Hey everybody, let's have Build America bonds to help everybody get a job! Right? Oops, guess who makes big bucks for underwriting fees? Wall Street, especially Goldman Sachs.
Sen. Chuck Grassley, ranking member of the Committee on Finance, today asked Goldman Sachs whether it would collect double-digit underwriting fees for participating in a newly expanded Build America Bonds program, as included in the “jobs” bill promoted by the Senate Democratic leaders and passed by the Senate today.
Here is Senator letter to Goldman Sachs, in which he notes Goldman Sachs put out a full page ad promoting these bonds.
February 24, 2010
Mr. Lloyd C. Blankfein
Chairman and Chief Executive Officer
The Goldman Sachs Group, Inc.
85 Broad Street
New York, NY 10004
Dear Mr. Blankfein:
I was interested to see your company’s full-page advertisement in support of Build America Bonds in yesterday’s edition of the Politico newspaper that stated that Goldman Sachs is “one of the principal underwriters…” of Build America Bonds. The “jobs bill” that passed the Senate today contained an expansion and an increase in the subsidy levels of the Build America Bonds program. This increased subsidy allows non-taxpaying entities to receive a check from the American taxpayers equal to either 65 percent or 45 percent (depending on the amount of bonds issued) of these non-taxpaying entities’ interest costs on Build America Bonds. The American Recovery and Reinvestment Act of 2009, more commonly known as the stimulus bill, allowed non-taxpaying entities to receive a check from the American taxpayers equal to 35 percent of these non-taxpaying entities’ interest costs. The President has proposed in his most recent budget for non-taxpaying entities to receive a check from the American taxpayers equal to 28 percent of these non-taxpaying entities’ interest costs.

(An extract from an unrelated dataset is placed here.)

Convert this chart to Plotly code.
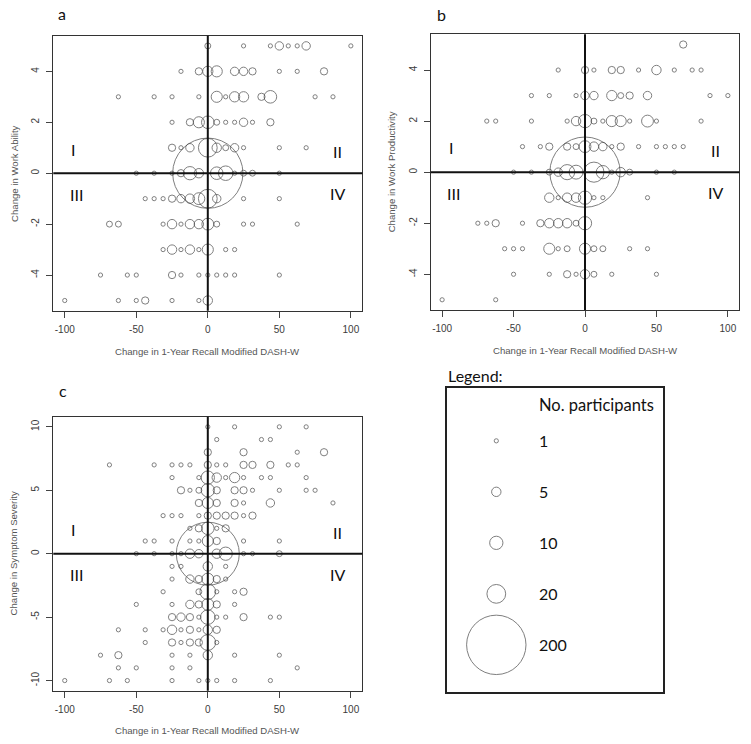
import math
import plotly.graph_objects as go

# ---------------- data (x = change in DASH-W, y = change in outcome, n = participants) ----------------
A_ROW_Y = [5, 4, 3, 2, 1, 0, -1, -2, -3, -4, -5]
A_ROW_X = [
    [0, 25, 43.75, 50, 56.25, 62.5, 68.75, 100],
    [-18.75, -6.25, 0, 6.25, 18.75, 25, 31.25, 50, 62.5, 81.25],
    [-62.5, -37.5, -25, -6.25, 6.25, 12.5, 18.75, 25, 37.5, 43.75, 75, 87.5],
    [-25, -12.5, -6.25, 0, 6.25, 12.5, 18.75, 25, 31.25, 43.75],
    [-25, -18.75, -12.5, 0, 6.25, 12.5, 18.75, 25, 50, 68.75],
    [-50, -37.5, -25, -18.75, -12.5, -6.25, 0, 6.25, 12.5, 18.75, 25, 31.25, 50],
    [-43.75, -37.5, -31.25, -25, -18.75, -12.5, -6.25, 0, 6.25, 25, 50],
    [-68.75, -62.5, -31.25, -25, -18.75, -12.5, -6.25, 0, 6.25, 25, 31.25, 62.5],
    [-31.25, -25, -18.75, -12.5, -6.25, 0, 12.5, 18.75],
    [-75, -56.25, -50, -25, -18.75, -6.25, 0, 6.25, 12.5, 18.75, 50],
    [-100, -62.5, -50, -43.75, -25, -6.25, 0],
]
A_ROW_N = [
    [2, 1, 1, 4, 1, 1, 4, 1],
    [1, 3, 6, 7, 4, 4, 3, 1, 1, 3],
    [1, 1, 1, 1, 7, 1, 6, 6, 3, 9, 1, 1],
    [1, 3, 7, 9, 2, 1, 1, 4, 1, 3],
    [3, 1, 4, 20, 5, 2, 4, 1, 1, 1],
    [1, 1, 1, 3, 10, 5, 280, 9, 12, 1, 2, 2, 1],
    [1, 1, 1, 3, 4, 5, 8, 20, 4, 1, 1],
    [2, 2, 1, 5, 1, 5, 5, 8, 2, 1, 1, 1],
    [1, 5, 1, 5, 1, 7, 1, 1],
    [1, 1, 1, 3, 1, 1, 1, 1, 1, 1, 1],
    [1, 1, 1, 3, 1, 1, 5],
]

B_ROW_Y = [5, 4, 3, 2, 1, 0, -1, -2, -3, -4, -5]
B_ROW_X = [
    [68.75],
    [-18.75, 0, 6.25, 18.75, 25, 37.5, 50, 62.5, 75, 81.25],
    [-37.5, -25, -6.25, 0, 6.25, 18.75, 25, 31.25, 43.75, 87.5, 100],
    [-68.75, -62.5, -37.5, -12.5, -6.25, 0, 6.25, 12.5, 18.75, 25, 31.25, 43.75, 50, 81.25],
    [-43.75, -31.25, -25, -12.5, -6.25, 0, 6.25, 12.5, 18.75, 25, 37.5, 50, 56.25, 62.5, 68.75],
    [-50, -37.5, -25, -18.75, -12.5, -6.25, 0, 6.25, 12.5, 18.75, 25, 31.25, 50, 62.5],
    [-25, -18.75, -12.5, -6.25, 0, 6.25, 12.5, 43.75],
    [-75, -68.75, -62.5, -43.75, -31.25, -25, -18.75, -12.5, -6.25, 0],
    [-56.25, -50, -43.75, -25, -18.75, -12.5, 0, 6.25, 12.5, 31.25, 43.75],
    [-50, -25, -12.5, -6.25, 0, 6.25, 18.75, 50],
    [-100, -62.5],
]
B_ROW_N = [
    [3],
    [1, 3, 1, 3, 3, 1, 5, 1, 1, 1],
    [1, 1, 1, 4, 4, 6, 2, 3, 4, 1, 1],
    [1, 1, 1, 1, 5, 10, 2, 1, 7, 7, 1, 8, 1, 1],
    [1, 1, 3, 3, 2, 8, 5, 4, 1, 3, 1, 1, 1, 1, 1],
    [1, 1, 2, 4, 13, 11, 280, 23, 10, 1, 5, 2, 1, 1],
    [5, 1, 5, 5, 10, 1, 1, 1],
    [1, 1, 3, 1, 3, 5, 5, 5, 2, 10],
    [1, 1, 1, 7, 1, 2, 7, 2, 2, 1, 1],
    [1, 1, 3, 1, 5, 2, 1, 1],
    [1, 1],
]

C_ROW_Y = [10, 9, 8, 7, 6, 5, 4, 3, 2, 1, 0, -1, -2, -3, -4, -5, -6, -7, -8, -9, -10]
C_ROW_X = [
    [0, 18.75, 50, 68.75],
    [6.25, 37.5, 43.75],
    [0, 25, 62.5, 81.25],
    [-68.75, -37.5, -25, -18.75, -12.5, 0, 6.25, 12.5, 25, 31.25, 43.75, 56.25, 62.5],
    [-25, -6.25, 0, 6.25, 12.5, 18.75, 25, 37.5, 43.75, 68.75],
    [-18.75, -12.5, -6.25, 0, 6.25, 18.75, 25, 31.25, 50, 68.75, 75],
    [-6.25, 0, 6.25, 18.75, 25, 43.75, 87.5],
    [-31.25, -25, -18.75, -6.25, 0, 6.25, 12.5, 18.75, 25, 31.25],
    [-12.5, -6.25, 0, 6.25, 12.5],
    [-43.75, -37.5, -25, -12.5, -6.25, 0, 6.25, 25, 50],
    [-50, -37.5, -25, -18.75, -12.5, -6.25, 0, 6.25, 12.5, 25, 31.25, 50],
    [-25, -18.75, 0, 12.5],
    [-25, -12.5, -6.25, 0, 6.25, 12.5],
    [-31.25, -6.25, 0, 6.25, 18.75, 25],
    [-50, -25, -12.5, -6.25, 0, 6.25, 18.75],
    [-25, -18.75, -12.5, -6.25, 0, 6.25, 12.5, 25, 43.75, 50],
    [-62.5, -43.75, -31.25, -25, -18.75, -12.5, -6.25, 0, 6.25],
    [-43.75, -25, -18.75, -12.5, -6.25, 0, 6.25],
    [-75, -62.5, -25, -12.5, 0, 18.75, 50],
    [-62.5, -50, -25, -12.5, 62.5],
    [-100, -68.75, -56.25, -25, -6.25, 0, 6.25, 18.75, 43.75],
]
C_ROW_N = [
    [1, 1, 1, 1],
    [1, 1, 1],
    [3, 3, 1, 3],
    [1, 1, 1, 1, 1, 3, 1, 1, 3, 3, 3, 1, 1],
    [1, 1, 10, 5, 1, 6, 1, 1, 1, 1],
    [3, 1, 2, 10, 3, 3, 3, 1, 1, 1, 1],
    [3, 7, 3, 3, 1, 4, 1],
    [1, 1, 1, 1, 3, 3, 3, 3, 1, 3],
    [1, 3, 9, 1, 3],
    [1, 1, 1, 1, 1, 7, 3, 1, 1],
    [1, 1, 1, 1, 5, 4, 225, 5, 10, 1, 1, 2],
    [1, 1, 5, 1],
    [1, 4, 3, 8, 3, 1],
    [1, 2, 14, 1, 1, 3],
    [1, 1, 4, 3, 8, 3, 1],
    [3, 4, 3, 1, 12, 1, 1, 3, 1, 1],
    [1, 1, 1, 5, 1, 3, 1, 5, 3],
    [1, 3, 1, 3, 3, 14, 1],
    [1, 3, 1, 1, 5, 1, 1],
    [1, 1, 1, 1, 1],
    [1, 1, 1, 1, 1, 1, 1, 1, 1],
]

X_TICKS = [-100, -50, 0, 50, 100]
X_TICK_TEXT = ["-100", "-50", "0", "50", "100"]
AB_Y_TICKS = [-4, -2, 0, 2, 4]
AB_Y_TICK_TEXT = ["-4", "-2", "0", "2", "4"]
C_Y_TICKS = [-10, -5, 0, 5, 10]
C_Y_TICK_TEXT = ["-10", "-5", "0", "5", "10"]

X_TITLE = "Change in 1-Year Recall Modified DASH-W"
Y_TITLES = ["Change in Work Ability", "Change in Work Productivity", "Change in Symptom Severity"]
PANEL_LETTERS = ["a", "b", "c"]
QUADRANTS = ["I", "II", "III", "IV"]

LEGEND_COUNTS = [1, 5, 10, 20, 200]
LEGEND_LABELS = ["1", "5", "10", "20", "200"]

# ---------------- helpers ----------------
SIZE_K = 4.2  # px diameter per sqrt(participant)
CIRCLE_COLOR = "#4a4a4a"


def flatten(row_y, row_x, row_n):
    xs, ys, ns = [], [], []
    for y, xr, nr in zip(row_y, row_x, row_n):
        for x, n in zip(xr, nr):
            xs.append(x)
            ys.append(y)
            ns.append(n)
    return xs, ys, ns


def bubble_trace(xs, ys, ns, xa, ya):
    return go.Scatter(
        x=xs, y=ys, mode="markers", xaxis=xa, yaxis=ya,
        marker=dict(size=[SIZE_K * math.sqrt(n) for n in ns], sizemode="diameter",
                    color="rgba(0,0,0,0)", line=dict(color=CIRCLE_COLOR, width=1)),
        hoverinfo="x+y+text", text=[str(n) for n in ns], showlegend=False,
    )


fig = go.Figure()
panels = [
    (A_ROW_Y, A_ROW_X, A_ROW_N, "x", "y"),
    (B_ROW_Y, B_ROW_X, B_ROW_N, "x2", "y2"),
    (C_ROW_Y, C_ROW_X, C_ROW_N, "x3", "y3"),
]
for ry, rx, rn, xa, ya in panels:
    xs, ys, ns = flatten(ry, rx, rn)
    fig.add_trace(bubble_trace(xs, ys, ns, xa, ya))

# legend circles
leg_idx = list(range(len(LEGEND_COUNTS)))
fig.add_trace(go.Scatter(
    x=[0.229] * len(LEGEND_COUNTS), y=leg_idx, mode="markers", xaxis="x4", yaxis="y4",
    marker=dict(size=[SIZE_K * math.sqrt(n) for n in LEGEND_COUNTS], sizemode="diameter",
                color="rgba(0,0,0,0)", line=dict(color=CIRCLE_COLOR, width=1)),
    hoverinfo="skip", showlegend=False,
))

TICK_FONT = dict(family="Liberation Sans, Arial, sans-serif", size=10, color="#3c3c3c")
TITLE_FONT = dict(family="Liberation Sans, Arial, sans-serif", size=9.6, color="#555555")
CAL_FONT = "Lato, Open Sans, sans-serif"


def xaxis(domain, anchor):
    return dict(domain=domain, anchor=anchor, range=[-108, 108], tickmode="array",
                tickvals=X_TICKS, ticktext=X_TICK_TEXT, ticks="outside", ticklen=6,
                tickcolor="#444", tickwidth=1, showline=True, mirror=True, linecolor="#333",
                linewidth=1, showgrid=False, zeroline=False, tickfont=TICK_FONT,
                ticklabelstandoff=3, fixedrange=True)


def yaxis(domain, anchor, rng, tv, tt):
    return dict(domain=domain, anchor=anchor, range=rng, tickmode="array",
                tickvals=tv, ticktext=tt, ticks="outside", ticklen=6, tickangle=-90,
                tickcolor="#444", tickwidth=1, showline=True, mirror=True, linecolor="#333",
                linewidth=1, showgrid=False, zeroline=False, tickfont=TICK_FONT,
                ticklabelstandoff=3, fixedrange=True)


W, H = 751, 744
dom_a_x = [53.3 / W, 362.3 / W]
dom_a_y = [1 - 310.7 / H, 1 - 35.7 / H]
dom_b_x = [430.7 / W, 739.3 / W]
dom_b_y = [1 - 310.0 / H, 1 - 34.3 / H]
dom_c_x = [53.3 / W, 362.3 / W]
dom_c_y = [1 - 690.7 / H, 1 - 416.7 / H]
dom_l_x = [446.7 / W, 663.3 / W]
dom_l_y = [1 - 692.3 / H, 1 - 388.3 / H]

fig.update_layout(
    width=W, height=H, margin=dict(l=0, r=0, t=0, b=0),
    paper_bgcolor="white", plot_bgcolor="white", showlegend=False,
    xaxis=xaxis(dom_a_x, "y"),
    yaxis=yaxis(dom_a_y, "x", [-5.4, 5.4], AB_Y_TICKS, AB_Y_TICK_TEXT),
    xaxis2=xaxis(dom_b_x, "y2"),
    yaxis2=yaxis(dom_b_y, "x2", [-5.4, 5.4], AB_Y_TICKS, AB_Y_TICK_TEXT),
    xaxis3=xaxis(dom_c_x, "y3"),
    yaxis3=yaxis(dom_c_y, "x3", [-10.8, 10.8], C_Y_TICKS, C_Y_TICK_TEXT),
    xaxis4=dict(domain=dom_l_x, anchor="y4", range=[0, 1], showticklabels=False, ticks="",
                showgrid=False, zeroline=False, showline=True, mirror=True,
                linecolor="#222", linewidth=1.5, fixedrange=True),
    yaxis4=dict(domain=dom_l_y, anchor="x4", range=[4.93, -1.03], showticklabels=False,
                ticks="", showgrid=False, zeroline=False, showline=True, mirror=True,
                linecolor="#222", linewidth=1.5, fixedrange=True),
)

shapes = []
annotations = []
for i, (xa, ya) in enumerate([("x", "y"), ("x2", "y2"), ("x3", "y3")]):
    # quadrant dividing lines
    shapes.append(dict(type="line", xref=f"{xa} domain", yref=ya, x0=0, x1=1, y0=0, y1=0,
                       line=dict(color="#111", width=2), layer="above"))
    shapes.append(dict(type="line", xref=xa, yref=f"{ya} domain", x0=0, x1=0, y0=0, y1=1,
                       line=dict(color="#111", width=2), layer="above"))
    annotations.append(dict(text=X_TITLE, xref=f"{xa} domain", yref=f"{ya} domain",
                            x=0.5, y=-0.147, xanchor="center", yanchor="middle",
                            showarrow=False, font=TITLE_FONT))
    annotations.append(dict(text=Y_TITLES[i], xref=f"{xa} domain", yref=f"{ya} domain",
                            x=-0.128, y=0.5, xanchor="center", yanchor="middle", textangle=-90,
                            showarrow=False, font=TITLE_FONT))
    ymul = 2 if i == 2 else 1
    qpos = [(-94, 0.95), (91, 0.85), (-92, -0.82), (91, -0.8)]
    for q, (qx, qy) in zip(QUADRANTS, qpos):
        annotations.append(dict(text=q, xref=xa, yref=ya, x=qx, y=qy * ymul,
                                xanchor="center", yanchor="middle", showarrow=False,
                                font=dict(family=CAL_FONT, size=16, color="#111")))

letter_pos = [(62 / W, 1 - 14 / H), (441.7 / W, 1 - 15 / H), (63 / W, 1 - 390 / H)]
for L, (lx, ly) in zip(PANEL_LETTERS, letter_pos):
    annotations.append(dict(text=L, xref="paper", yref="paper", x=lx, y=ly,
                            xanchor="center", yanchor="middle", showarrow=False,
                            font=dict(family=CAL_FONT, size=16, color="#111")))

annotations.append(dict(text="Legend:", xref="paper", yref="paper", x=446 / W, y=1 - 375 / H,
                        xanchor="left", yanchor="middle", showarrow=False,
                        font=dict(family=CAL_FONT, size=16, color="#111")))
annotations.append(dict(text="No. participants", xref="x4", yref="y4", x=0.415, y=-0.7,
                        xanchor="left", yanchor="middle", showarrow=False,
                        font=dict(family=CAL_FONT, size=16.5, color="#111")))
for idx, lab in zip(leg_idx, LEGEND_LABELS):
    annotations.append(dict(text=lab, xref="x4", yref="y4", x=0.415, y=idx,
                            xanchor="left", yanchor="middle", showarrow=False,
                            font=dict(family=CAL_FONT, size=16, color="#111")))

fig.update_layout(shapes=shapes, annotations=annotations)
fig.write_html(
    "out.html",
    config={"displayModeBar": False},
    post_script="document.body.style.margin='0';document.body.style.padding='0';"
                "document.body.style.overflow='hidden';",
)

A November 27, 2009, Bloomberg article by Jeremy R. Cooke stated that:
“States and municipalities paid an average 37 percent more to investment banks for underwriting Build America Bonds than for handling tax-exempt sales since offerings of the subsidized taxable debt began in April…. ‘The large subsidy gives them leeway to charge more because the issuer probably cares less about the underwriting fee,’” said Matt Fabian, managing director and senior analyst at Concord, Massachusetts-based independent research firm Municipal Market Advisors. ‘They shouldn’t care because federal taxpayers will cover the difference. As a federal taxpayer, I’m highly concerned.’”
I, too, am concerned that American taxpayers are subsidizing larger underwriting fees for Wall Street investment banks, including Goldman Sachs, as a result of the Build America Bonds program. I have raised concerns about the increased subsidy levels in the Build America Bonds program that passed the Senate today.
As “one of the principal underwriters” of the Build America Bonds program, please answer the following questions:
- How much in total underwriting fees has Goldman Sachs collected to date on Build America Bonds’ issuances?
- How has Goldman Sachs determined its underwriting fees on Build America Bonds’ issuances?
- Are these underwriting fees larger than the underwriting fees that Goldman Sachs has charged on tax-exempt bond issuances? If so, how much larger are these underwriting fees?
- Has Goldman Sachs received any money, in addition to the underwriting fees, in connection with the Build America Bonds program?
- Does Goldman Sachs expect to receive additional underwriting fees if the Build American Bonds expansion and subsidy increase that passed the Senate today is enacted into law?
Thank you in advance for your prompt response to these questions.
“I’m interested in finding out whether the big Wall Street investment banks being so involved in, and profiting from, the Build America Bonds program siphons off a lot of taxpayer dollars that are meant to help cities and states,” Grassley said.
Credit Writedowns has some great details and points to this Business Week Article, which details how Wall Street preys on local governments through derivatives as well as fees. (is this all Greek to you?)
Wall Street is squeezing one of America's weakest cities for every penny it can. A few years ago, Detroit struck a derivatives deal with UBS (UBS) and other banks that allowed it to save more than $2 million a year in interest on $800 million worth of bonds. But the fine print carried a potentially devastating condition. If the city's credit rating dropped, the banks could opt out of the deal and demand a sizable breakup fee. That's precisely what happened in January: After years of fiscal trouble, Detroit saw its credit rating slashed to junk. Suddenly the sputtering Motor City was on the hook for a $400 million tab.
This explains also why we have bonds passed instead of a direct jobs program.